▶ **Aim**
Copy the lines below as they are; omit the images they contain.

▶ **Source excerpt**
= = = =
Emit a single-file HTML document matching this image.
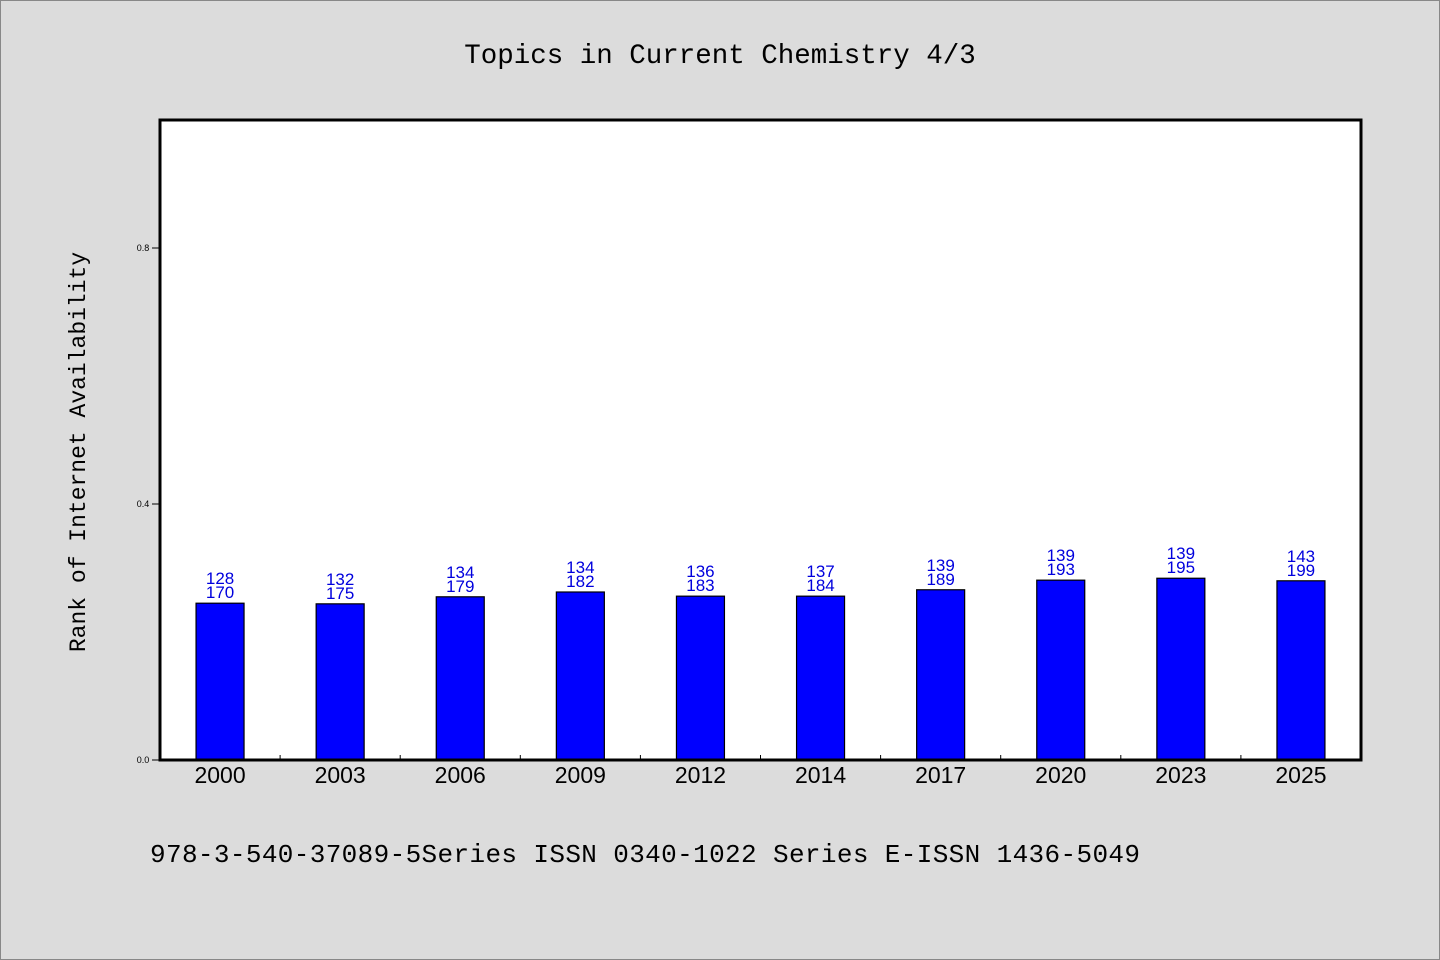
<!DOCTYPE html>
<html><head><meta charset="utf-8"><style>
body{margin:0;background:#dcdcdc;}
svg{display:block;font-family:"Liberation Sans",sans-serif;}
.mono{font-family:"Liberation Mono",monospace;}
</style></head><body>
<svg id="chart" width="1440" height="960">
<rect x="0.5" y="0.5" width="1439" height="959" fill="#dcdcdc" stroke="#888"/>
<text class="mono" x="720" y="63" text-anchor="middle" font-size="27.5" fill="#000">Topics in Current Chemistry 4/3</text>
<rect x="160" y="120" width="1201" height="640" fill="#fff"/>
<g id="bars"></g>
<rect x="160" y="120" width="1201" height="640" fill="none" stroke="#000" stroke-width="3"/>
<text class="mono" transform="translate(85,452) rotate(-90)" text-anchor="middle" font-size="23" fill="#000">Rank of Internet Availability</text>
<text class="mono" x="150" y="862" font-size="26" fill="#000" textLength="990">978-3-540-37089-5Series ISSN 0340-1022 Series E-ISSN 1436-5049</text>
</svg>
<script>
const categories=["2000","2003","2006","2009","2012","2014","2017","2020","2023","2025"];
const values=[0.245,0.244,0.255,0.2625,0.256,0.256,0.266,0.281,0.284,0.28];
const labelTop=["128","132","134","134","136","137","139","139","139","143"];
const labelBottom=["170","175","179","182","183","184","189","193","195","199"];
const yTicks=[0.0,0.4,0.8];
const NS="http://www.w3.org/2000/svg";
const x0=160,x1=1361,y0=760,y1=120,yMax=1.0;
const slot=(x1-x0)/categories.length;
function xc(i){return x0+slot*(i+0.5);}
function yv(v){return y0-(v/yMax)*(y0-y1);}
const g=document.getElementById('bars');
function mk(t,a){const e=document.createElementNS(NS,t);for(const k in a)e.setAttribute(k,a[k]);g.appendChild(e);return e;}
categories.forEach((c,i)=>{
  const bw=48,top=yv(values[i]);
  const r=mk('rect',{x:xc(i)-bw/2,y:top,width:bw,height:y0-top,fill:'#0000ff',stroke:'#000','stroke-width':1.2});
  
  
  const t1=mk('text',{x:xc(i),y:top-19,'text-anchor':'middle','font-size':17,fill:'#0000dd'});
  t1.textContent=labelTop[i];
  
  
  const t2=mk('text',{x:xc(i),y:top-5,'text-anchor':'middle','font-size':17,fill:'#0000dd'});
  t2.textContent=labelBottom[i];
  
  
  const xl=mk('text',{x:xc(i),y:783,'text-anchor':'middle','font-size':23,fill:'#000'});
  xl.textContent=c;
  
  
  if(i>0){
    const tk=mk('line',{x1:x0+slot*i,x2:x0+slot*i,y1:y0,y2:y0-5,stroke:'#000'});
    
    
  }
});
yTicks.forEach(v=>{
  const y=yv(v);
  const l=mk('line',{x1:152,x2:160,y1:y,y2:y,stroke:'#000'});
  
  
  const t=mk('text',{x:143,y:y+3,'text-anchor':'middle','font-size':9,fill:'#000'});
  t.textContent=v.toFixed(1);
  
  
});
</script>
</body></html>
= = = =
▶ **Task solution**
Emit a single-file HTML document matching this image.
<!DOCTYPE html>
<html><head><meta charset="utf-8"><style>
body{margin:0;background:#dcdcdc;}
svg{display:block;font-family:"Liberation Sans",sans-serif;}
.mono{font-family:"Liberation Mono",monospace;}
</style></head><body>
<svg id="chart" width="1440" height="960">
<rect x="0.5" y="0.5" width="1439" height="959" fill="#dcdcdc" stroke="#888"/>
<text class="mono" x="720" y="63" text-anchor="middle" font-size="27.5" fill="#000">Topics in Current Chemistry 4/3</text>
<rect x="160" y="120" width="1201" height="640" fill="#fff"/>
<g id="bars"></g>
<rect x="160" y="120" width="1201" height="640" fill="none" stroke="#000" stroke-width="3"/>
<text class="mono" transform="translate(85,452) rotate(-90)" text-anchor="middle" font-size="23" fill="#000">Rank of Internet Availability</text>
<text class="mono" x="150" y="862" font-size="26" fill="#000" textLength="990">978-3-540-37089-5Series ISSN 0340-1022 Series E-ISSN 1436-5049</text>
</svg>
<script>
const categories=["2000","2003","2006","2009","2012","2014","2017","2020","2023","2025"];
const values=[0.245,0.244,0.255,0.2625,0.256,0.256,0.266,0.281,0.284,0.28];
const labelTop=["128","132","134","134","136","137","139","139","139","143"];
const labelBottom=["170","175","179","182","183","184","189","193","195","199"];
const yTicks=[0.0,0.4,0.8];
const NS="http://www.w3.org/2000/svg";
const x0=160,x1=1361,y0=760,y1=120,yMax=1.0;
const slot=(x1-x0)/categories.length;
function xc(i){return x0+slot*(i+0.5);}
function yv(v){return y0-(v/yMax)*(y0-y1);}
const g=document.getElementById('bars');
function mk(t,a){const e=document.createElementNS(NS,t);for(const k in a)e.setAttribute(k,a[k]);g.appendChild(e);return e;}
categories.forEach((c,i)=>{
  const bw=48,top=yv(values[i]);
  const r=mk('rect',{x:xc(i)-bw/2,y:top,width:bw,height:y0-top,fill:'#0000ff',stroke:'#000','stroke-width':1.2});
  
  
  const t1=mk('text',{x:xc(i),y:top-19,'text-anchor':'middle','font-size':17,fill:'#0000dd'});
  t1.textContent=labelTop[i];
  
  
  const t2=mk('text',{x:xc(i),y:top-5,'text-anchor':'middle','font-size':17,fill:'#0000dd'});
  t2.textContent=labelBottom[i];
  
  
  const xl=mk('text',{x:xc(i),y:783,'text-anchor':'middle','font-size':23,fill:'#000'});
  xl.textContent=c;
  
  
  if(i>0){
    const tk=mk('line',{x1:x0+slot*i,x2:x0+slot*i,y1:y0,y2:y0-5,stroke:'#000'});
    
    
  }
});
yTicks.forEach(v=>{
  const y=yv(v);
  const l=mk('line',{x1:152,x2:160,y1:y,y2:y,stroke:'#000'});
  
  
  const t=mk('text',{x:143,y:y+3,'text-anchor':'middle','font-size':9,fill:'#000'});
  t.textContent=v.toFixed(1);
  
  
});
</script>
</body></html>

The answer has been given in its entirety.